Republicans would like to keep the focus on impeachment itself, by arguing that the evidence to remove a president from office simply isn’t there.

“There’s not something that you have to defend here,” House Republican Leader Kevin McCarthy told “60 Minutes,” completely dismissing Democratic accusations.

It’s the president, though, who is making that a difficult argument to stand behind. He runs the risk with every tweet of creating more that will need defending and explaining.

The RUNDOWN with MaryAlice Parks

The final day for Democratic presidential candidates to qualify for the next debate, scheduled for Oct. 15 and hosted by CNN and the New York Times, is Tuesday.

2020 Democratic presidential candidates participate in a debate at Texas Southern University, Sept. 12, 2019 in Houston, Texas, Sept. 12, 2019.
Heidi Gutman/Walt Disney Television

The Democratic National Committee and its partners announced their intention to hold the debate on one night, even though 12 candidates claim to have passed both the polling and fundraising benchmarks.

The group includes businessman Tom Steyer and Rep. Tulsi Gabbard, neither of whom qualified for the last debate in September and would be new faces on a single stage.

At this point, no other campaigns seem close to meeting the thresholds for this month's showdown. If those 12 are certified, it will be packed podiums for sure, but also a real reckoning for candidates who continue to come up short.

The TIP with Adam Kelsey

Despite recent polling that shows his campaign losing ground to Elizabeth Warren and continuing to trail Joe Biden, Bernie Sanders set the tone for Q3 fundraising Tuesday morning, announcing a massive $25.3 million haul -- a number that eclipses Warren's combined Q1 and Q2 and leaves the Vermont senator with more than $61.5 million in receipts on the year.

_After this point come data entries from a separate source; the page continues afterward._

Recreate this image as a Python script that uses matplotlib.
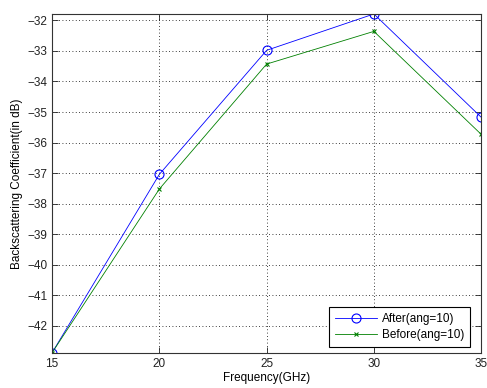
import matplotlib
matplotlib.use("Agg")
import matplotlib.pyplot as plt

# data
freq = [15, 20, 25, 30, 35]
after_vals = [-42.88, -37.04, -32.98, -31.79, -35.17]
before_vals = [-42.88, -37.52, -33.43, -32.36, -35.73]
x_ticks = [15, 20, 25, 30, 35]
y_ticks = list(range(-42, -31))

plt.rcParams['font.family'] = ['Liberation Sans', 'DejaVu Sans']
plt.rcParams['font.size'] = 8.5

fig = plt.figure(figsize=(4.87, 3.88), dpi=100)
ax = fig.add_axes([0.107, 0.091, 0.881, 0.873])

ax.plot(freq, after_vals, color='#0000ff', linewidth=0.6, marker='o',
        markersize=6.5, markerfacecolor='none', markeredgecolor='#0000ff',
        markeredgewidth=0.8, label='After(ang=10)')
ax.plot(freq, before_vals, color='#008000', linewidth=0.6, marker='x',
        markersize=3.5, markeredgewidth=0.8, label='Before(ang=10)')

ax.set_xlim(15, 35)
ax.set_ylim(min(after_vals + before_vals), max(after_vals + before_vals))
ax.set_xticks(x_ticks)
ax.set_yticks(y_ticks)
ax.grid(True, linestyle=(0, (1, 3)), color='black', linewidth=0.6)
ax.tick_params(direction='in', top=True, right=True, length=4, width=0.6,
               labelsize=8.5, colors='#222222')
for s in ax.spines.values():
    s.set_linewidth(0.8)
    s.set_color('#333333')

ax.set_xlabel('Frequency(GHz)', fontsize=8.5, labelpad=2)
ax.set_ylabel('Backscattering Coefficient(in dB)', fontsize=8.5, labelpad=3)

leg = ax.legend(loc='lower right', bbox_to_anchor=(0.974, 0.017),
                fancybox=False, framealpha=1, edgecolor='black',
                fontsize=8.5, borderaxespad=0, handlelength=3.6,
                handletextpad=0.4, borderpad=0.5, labelspacing=0.35)
leg.get_frame().set_linewidth(0.8)

fig.savefig('out.png', dpi=100)
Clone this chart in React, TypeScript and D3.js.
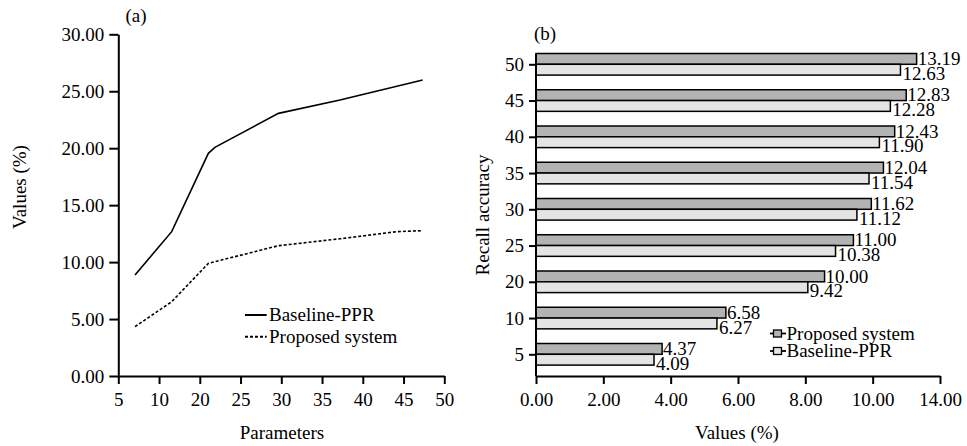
import { useEffect, useRef } from 'react';
import * as d3 from 'd3';

// (a) line chart: x positions are on the 9-slot parameter axis (0 = "5", 8 = "50")
const paramLabels = ['5', '10', '20', '25', '30', '35', '40', '45', '50'];
const baselinePos = [0.41, 1.31, 2.21, 2.37, 3.93, 5.44, 7.47];
const baselineVals = [8.87, 12.67, 19.55, 20.08, 23.06, 24.23, 25.99];
const proposedPos = [0.41, 1.31, 2.21, 3.93, 5.44, 6.83, 7.45];
const proposedVals = [4.33, 6.52, 9.89, 11.44, 12.05, 12.67, 12.76];
const leftYTicks = [0, 5, 10, 15, 20, 25, 30];

// (b) bar chart
const recallCats = ['5', '10', '20', '25', '30', '35', '40', '45', '50'];
const proposedBars = [4.37, 6.58, 10.0, 11.0, 11.62, 12.04, 12.43, 12.83, 13.19];
const baselineBars = [4.09, 6.27, 9.42, 10.38, 11.12, 11.54, 11.9, 12.28, 12.63];
const barXTickLabels = ['0.00', '2.00', '4.00', '6.00', '8.00', '10.00', '14.00'];

const FONT = '"Liberation Serif", "Times New Roman", serif';
const FS = 19;

export default function App() {
  const svgRef = useRef<SVGSVGElement | null>(null);

  useEffect(() => {
    if (!svgRef.current) return;
    const svg = d3.select(svgRef.current);
    svg.selectAll('*').remove();
    svg.attr('font-family', FONT).attr('font-size', FS);

    const styleAxis = (g: any) => {
      g.selectAll('path').attr('stroke', '#000').attr('stroke-width', 2);
      g.selectAll('line').attr('stroke', '#000').attr('stroke-width', 2);
      g.selectAll('text').attr('font-family', FONT).attr('font-size', FS).attr('fill', '#000');
    };

    // ---------- (a) ----------
    const x = d3.scaleLinear().domain([0, 8]).range([118.3, 444.3]);
    const y = d3.scaleLinear().domain([0, 30]).range([376, 34.3]);

    const a = svg.append('g');
    a.append('g')
      .attr('transform', `translate(0,${y(0)})`)
      .call(
        d3.axisBottom(x)
          .tickValues(d3.range(paramLabels.length))
          .tickFormat((d: any) => paramLabels[d])
          .tickSize(8)
          .tickSizeOuter(0)
          .tickPadding(9)
      )
      .call(styleAxis);
    a.append('g')
      .attr('transform', `translate(${x(0)},0)`)
      .call(
        d3.axisLeft(y)
          .tickValues(leftYTicks)
          .tickFormat((d: any) => d3.format('.2f')(d))
          .tickSize(9)
          .tickSizeOuter(0)
          .tickPadding(5)
      )
      .call(styleAxis);

    const line = d3
      .line<[number, number]>()
      .x((d) => x(d[0]))
      .y((d) => y(d[1]));

    a.append('path')
      .attr('d', line(baselinePos.map((p, i) => [p, baselineVals[i]]) as any))
      .attr('fill', 'none')
      .attr('stroke', '#000')
      .attr('stroke-width', 1.6);
    a.append('path')
      .attr('d', line(proposedPos.map((p, i) => [p, proposedVals[i]]) as any))
      .attr('fill', 'none')
      .attr('stroke', '#000')
      .attr('stroke-width', 1.6)
      .attr('stroke-dasharray', '3,2');

    // legend (a)
    const legA = [
      { name: 'Baseline-PPR', dash: null, y: 315 },
      { name: 'Proposed system', dash: '3,2', y: 336.7 },
    ];
    legA.forEach((l) => {
      a.append('line')
        .attr('x1', 245)
        .attr('x2', 266.7)
        .attr('y1', l.y)
        .attr('y2', l.y)
        .attr('stroke', '#000')
        .attr('stroke-width', 2)
        .attr('stroke-dasharray', l.dash);
      a.append('text').attr('x', 269).attr('y', l.y).attr('dy', '0.33em').text(l.name);
    });

    a.append('text').attr('x', 136).attr('y', 16).attr('dy', '0.33em').attr('text-anchor', 'middle').text('(a)');
    a.append('text')
      .attr('transform', 'translate(20,187) rotate(-90)')
      .attr('text-anchor', 'middle')
      .attr('dy', '0.33em')
      .text('Values (%)');
    a.append('text').attr('x', 282).attr('y', 433).attr('dy', '0.33em').attr('text-anchor', 'middle').text('Parameters');

    // ---------- (b) ----------
    const bx = d3.scaleLinear().domain([0, 14]).range([536, 940]);
    const by = d3.scalePoint<string>().domain(recallCats).range([354.3, 64.3]);
    const barH = 10.8;

    const b = svg.append('g');

    recallCats.forEach((c, i) => {
      const cy = by(c)!;
      b.append('rect')
        .attr('x', bx(0))
        .attr('y', cy - barH)
        .attr('width', bx(proposedBars[i]) - bx(0))
        .attr('height', barH)
        .attr('fill', '#b3b3b3')
        .attr('stroke', '#000')
        .attr('stroke-width', 1.5);
      b.append('rect')
        .attr('x', bx(0))
        .attr('y', cy)
        .attr('width', bx(baselineBars[i]) - bx(0))
        .attr('height', barH)
        .attr('fill', '#e4e4e4')
        .attr('stroke', '#000')
        .attr('stroke-width', 1.5);
      b.append('text')
        .attr('x', bx(proposedBars[i]) + 1)
        .attr('y', cy - barH / 2)
        .attr('dy', '0.33em')
        .text(proposedBars[i].toFixed(2));
      b.append('text')
        .attr('x', bx(baselineBars[i]) + 2)
        .attr('y', cy + barH / 2 + 4)
        .attr('dy', '0.33em')
        .text(baselineBars[i].toFixed(2));
    });

    b.append('g')
      .attr('transform', 'translate(0,376)')
      .call(
        d3.axisBottom(bx)
          .tickValues(d3.range(barXTickLabels.length).map((i) => (i * 14) / 6))
          .tickFormat((_d: any, i: number) => barXTickLabels[i])
          .tickSize(8)
          .tickSizeOuter(0)
          .tickPadding(9)
      )
      .call(styleAxis);
    const yAx = b
      .append('g')
      .attr('transform', `translate(${bx(0)},0)`)
      .call(d3.axisLeft(by).tickSize(7).tickSizeOuter(0).tickPadding(5))
      .call(styleAxis);
    yAx.select('path').attr('d', 'M0,54V376');

    // legend (b)
    const legB = [
      { name: 'Proposed system', fill: '#b3b3b3', y: 333.5 },
      { name: 'Baseline-PPR', fill: '#e4e4e4', y: 351 },
    ];
    legB.forEach((l) => {
      b.append('line')
        .attr('x1', 770)
        .attr('x2', 786)
        .attr('y1', l.y)
        .attr('y2', l.y)
        .attr('stroke', '#000')
        .attr('stroke-width', 1.8);
      b.append('rect')
        .attr('x', 773.5)
        .attr('y', l.y - 3.5)
        .attr('width', 8)
        .attr('height', 7)
        .attr('fill', l.fill)
        .attr('stroke', '#000')
        .attr('stroke-width', 1.3);
      b.append('text').attr('x', 786.5).attr('y', l.y).attr('dy', '0.33em').text(l.name);
    });

    b.append('text').attr('x', 545).attr('y', 34).attr('dy', '0.33em').attr('text-anchor', 'middle').text('(b)');
    b.append('text')
      .attr('transform', 'translate(483,215) rotate(-90)')
      .attr('text-anchor', 'middle')
      .attr('dy', '0.33em')
      .text('Recall accuracy');
    b.append('text').attr('x', 737).attr('y', 433).attr('dy', '0.33em').attr('text-anchor', 'middle').text('Values (%)');
  }, []);

  return (
    <svg
      ref={svgRef}
      width={967}
      height={446}
      style={{ position: 'absolute', left: 0, top: 0, background: '#fff' }}
    />
  );
}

Perhaps even more noteworthy is the number of individual donors that Sanders continues to attract -- his campaign announced last month that it eclipsed the 1 million unique contributor threshold faster than any presidential candidate in history.

And though Biden, Kamala Harris and Pete Buttigieg -- who announced a Q3 take of $19.1 million of his own early Tuesday morning -- continue to attract headlines (many of them negative in this progressive era) for their participation in closed-door fundraisers, Sanders and Warren remain steadfast in their commitment to small-dollar donors. Sanders' average contribution sits at $19 and the campaign claims only 0.1% of its donors have maxed out at $2,800.

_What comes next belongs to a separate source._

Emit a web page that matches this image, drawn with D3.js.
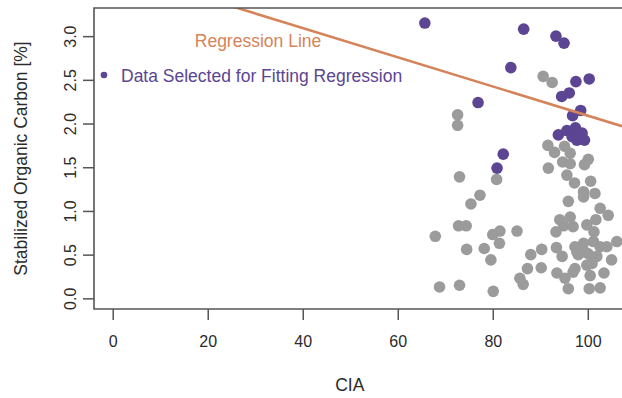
<!DOCTYPE html>
<html>
<head>
<meta charset="utf-8">
<script src="https://cdn.jsdelivr.net/npm/d3@7"></script>
<style>
  html, body { margin: 0; padding: 0; background: #fff; }
  svg { display: block; font-family: "Liberation Sans", Arial, sans-serif; }
</style>
</head>
<body>
<svg id="chart" width="622" height="398"></svg>
<script>
// Chemical Index of Alteration (CIA) vs stabilized organic carbon (%)
const selectedCIA = [65.7, 86.5, 93.3, 95.0, 83.8, 97.5, 100.3, 94.5, 96.1, 76.9, 98.5,
  96.8, 93.8, 95.6, 97.4, 98.2, 96.7, 99.3, 97.7, 82.2, 80.9, 98.8];
const selectedSOC = [3.15, 3.08, 3.00, 2.92, 2.64, 2.48, 2.51, 2.31, 2.35, 2.24, 2.15,
  2.09, 1.87, 1.92, 1.95, 1.87, 1.85, 1.81, 1.81, 1.65, 1.49, 1.89];

const otherCIA = [90.6, 92.5, 72.6, 72.6, 91.6, 95.1, 93.0, 96.3, 100.1, 94.7, 96.3, 99.3,
  91.7, 73.0, 80.8, 95.6, 97.2, 100.6, 99.1, 99.1, 101.5, 77.3, 95.9, 75.4, 102.6, 104.3,
  72.8, 74.4, 94.1, 96.3, 94.9, 96.9, 93.3, 99.8, 101.7, 101.3, 67.9, 80.0, 81.5, 85.1,
  81.4, 74.5, 78.2, 79.6, 88.0, 90.3, 93.4, 94.6, 97.3, 99.1, 101.2, 102.6, 104.0, 98.0,
  100.1, 101.9, 106.1, 105.0, 99.4, 97.7, 87.3, 90.2, 85.7, 86.4, 93.5, 95.2, 97.3, 99.8,
  100.5, 103.4, 68.8, 73.0, 80.1, 95.9, 100.3, 102.6, 96.9, 100.9];
const otherSOC = [2.54, 2.47, 2.10, 1.98, 1.75, 1.74, 1.67, 1.66, 1.59, 1.56, 1.54, 1.53,
  1.49, 1.39, 1.36, 1.41, 1.32, 1.34, 1.22, 1.16, 1.20, 1.18, 1.11, 1.08, 1.03, 0.95,
  0.83, 0.83, 0.90, 0.93, 0.83, 0.82, 0.76, 0.84, 0.90, 0.76, 0.71, 0.73, 0.77, 0.77,
  0.63, 0.56, 0.57, 0.44, 0.50, 0.56, 0.58, 0.48, 0.59, 0.63, 0.65, 0.59, 0.59, 0.50,
  0.51, 0.48, 0.65, 0.44, 0.53, 0.53, 0.34, 0.35, 0.23, 0.16, 0.29, 0.23, 0.34, 0.38,
  0.26, 0.29, 0.13, 0.15, 0.08, 0.11, 0.11, 0.12, 0.30, 0.40];

// fitted line: SOC = intercept + slope * CIA
const regIntercept = 3.761;
const regSlope = -0.01671;

const xTicks = [0, 20, 40, 60, 80, 100];
const yTicks = [0, 0.5, 1.0, 1.5, 2.0, 2.5, 3.0];
const xLimits = [-3.94, 107.2];
const yLimits = [-0.122, 3.322];

const xTitle = "CIA";
const yTitle = "Stabilized Organic Carbon [%]";
const legendLine = "Regression Line";
const legendPoints = "Data Selected for Fitting Regression";

const colPurple = "#5c4592";
const colGray = "#9b9b9b";
const colOrange = "#d5845a";
const colFrame = "#555555";
const colText = "#2b2b2b";

const svg = d3.select("#chart");
const plot = { left: 94, right: 622, top: 8, bottom: 309 };

const x = d3.scaleLinear().domain(xLimits).range([plot.left, plot.right]);
const y = d3.scaleLinear().domain(yLimits).range([plot.bottom, plot.top]);

svg.append("defs").append("clipPath").attr("id", "plotClip")
  .append("rect")
  .attr("x", plot.left).attr("y", plot.top)
  .attr("width", plot.right - plot.left).attr("height", plot.bottom - plot.top);

const inner = svg.append("g").attr("clip-path", "url(#plotClip)");

const others = otherCIA.map((c, i) => ({ cia: c, soc: otherSOC[i] }));
const selected = selectedCIA.map((c, i) => ({ cia: c, soc: selectedSOC[i] }));

inner.selectAll("circle.other").data(others).join("circle")
  .attr("class", "other")
  .attr("cx", d => x(d.cia)).attr("cy", d => y(d.soc))
  .attr("r", 5.8).attr("fill", colGray);

inner.selectAll("circle.sel").data(selected).join("circle")
  .attr("class", "sel")
  .attr("cx", d => x(d.cia)).attr("cy", d => y(d.soc))
  .attr("r", 5.8).attr("fill", colPurple);

// regression line across the full x range
inner.append("line")
  .attr("x1", x(xLimits[0])).attr("y1", y(regIntercept + regSlope * xLimits[0]))
  .attr("x2", x(xLimits[1])).attr("y2", y(regIntercept + regSlope * xLimits[1]))
  .attr("stroke", colOrange).attr("stroke-width", 2.6);

// frame: left, top, bottom
svg.append("path")
  .attr("d", `M${plot.right},${plot.top} H${plot.left} V${plot.bottom} H${plot.right}`)
  .attr("fill", "none").attr("stroke", colFrame).attr("stroke-width", 1.6);

// axes
const xAxis = d3.axisBottom(x).tickValues(xTicks).tickSize(11).tickPadding(16)
  .tickFormat(d3.format("d"));
const gx = svg.append("g").attr("transform", `translate(0,${plot.bottom})`).call(xAxis);
gx.select(".domain").remove();
gx.selectAll(".tick line").attr("stroke", colFrame).attr("stroke-width", 1.5);
gx.selectAll(".tick text").attr("fill", colText).attr("font-size", 16)
  .attr("font-family", "Liberation Sans, Arial, sans-serif");

const yAxis = d3.axisLeft(y).tickValues(yTicks).tickSize(11).tickFormat(d3.format(".1f"));
const gy = svg.append("g").attr("transform", `translate(${plot.left},0)`).call(yAxis);
gy.select(".domain").remove();
gy.selectAll(".tick line").attr("stroke", colFrame).attr("stroke-width", 1.5);
gy.selectAll(".tick text")
  .attr("fill", colText).attr("font-size", 16)
  .attr("font-family", "Liberation Sans, Arial, sans-serif")
  .attr("x", null).attr("dy", null)
  .attr("text-anchor", "middle")
  .attr("dominant-baseline", "central")
  .attr("transform", "translate(-24,0) rotate(-90)");

// axis titles
svg.append("text")
  .attr("x", (x(0) + x(100)) / 2 - 0.5).attr("y", 391)
  .attr("text-anchor", "middle").attr("font-size", 17.5).attr("fill", colText)
  .text(xTitle);

svg.append("text")
  .attr("transform", `translate(27,${(plot.top + plot.bottom) / 2}) rotate(-90)`)
  .attr("text-anchor", "middle").attr("font-size", 17.5).attr("fill", colText)
  .text(yTitle);

// legend
svg.append("text")
  .attr("x", 258).attr("y", 47)
  .attr("text-anchor", "middle").attr("font-size", 17.5).attr("fill", colOrange)
  .text(legendLine);

svg.append("circle").attr("cx", 104).attr("cy", 75).attr("r", 3.3).attr("fill", colPurple);
svg.append("text")
  .attr("x", 121).attr("y", 82)
  .attr("font-size", 17.5).attr("fill", colPurple)
  .text(legendPoints);
</script>
</body>
</html>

It remains to be seen whether $25.3 million is yet another Sanders number soon to be surpassed by Warren, but in the interim it's clear that he and his army of supporters have the money to fight all the way through July 2020.

Democratic 2020 presidential candidate and Senator Bernie Sanders speaks at a campaign stop in Hooksett, New Hampshire, Sept. 30, 2019.
Brian Snyder/Reuters

THE PLAYLIST

ABC News' "Start Here" Podcast. Tuesday morning’s episode features ABC News Chief National correspondent Terry Moran, who explains why Attorney General William Barr has been talking to foreign governments about the Russia investigation. Then, ABC News’ Katherine Faulders tells us how Republicans are positioning themselves amid the ongoing impeachment inquiry. http://apple.co/2HPocUL

WHAT YOU NEED TO KNOW TODAY

  • Billionaire Tom Steyer campaigns across Iowa, with stops in Sioux City, Storm Lake and Manila starting at 9 a.m.
  • Rep. Tulsi Gabbard, D-Hawaii, holds a town hall at the Nashua Public Library theater in Nashua, New Hampshire, starting at 10 a.m. Later, she holds another town hall at the Rockingham County Democratic regional office in Londonderry at 6 p.m.
  • New Jersey Sen. Cory Booker's presidential campaign manager, Addisu Demissie, is holding a conference call with reporters at 11:30 a.m. to discuss the road ahead, after the campaign reached its needed $1.7 million goal to stay in the race.
  • Former Rep. Joe Sestak, D-Pa., attends town meetings in Portsmouth, Raymond and Hampton, New Hampshire, starting at 6:30 p.m.
  • Tuesday at 11:59 p.m. is the deadline for the 2020 Democratic candidates to qualify for the fourth Democratic primary debate. So far, 12 2020 candidates have qualified for the debate, according to an ABC News analysis, which CNN and The New York Times will co-host on Oct. 15 in Westerville, Ohio.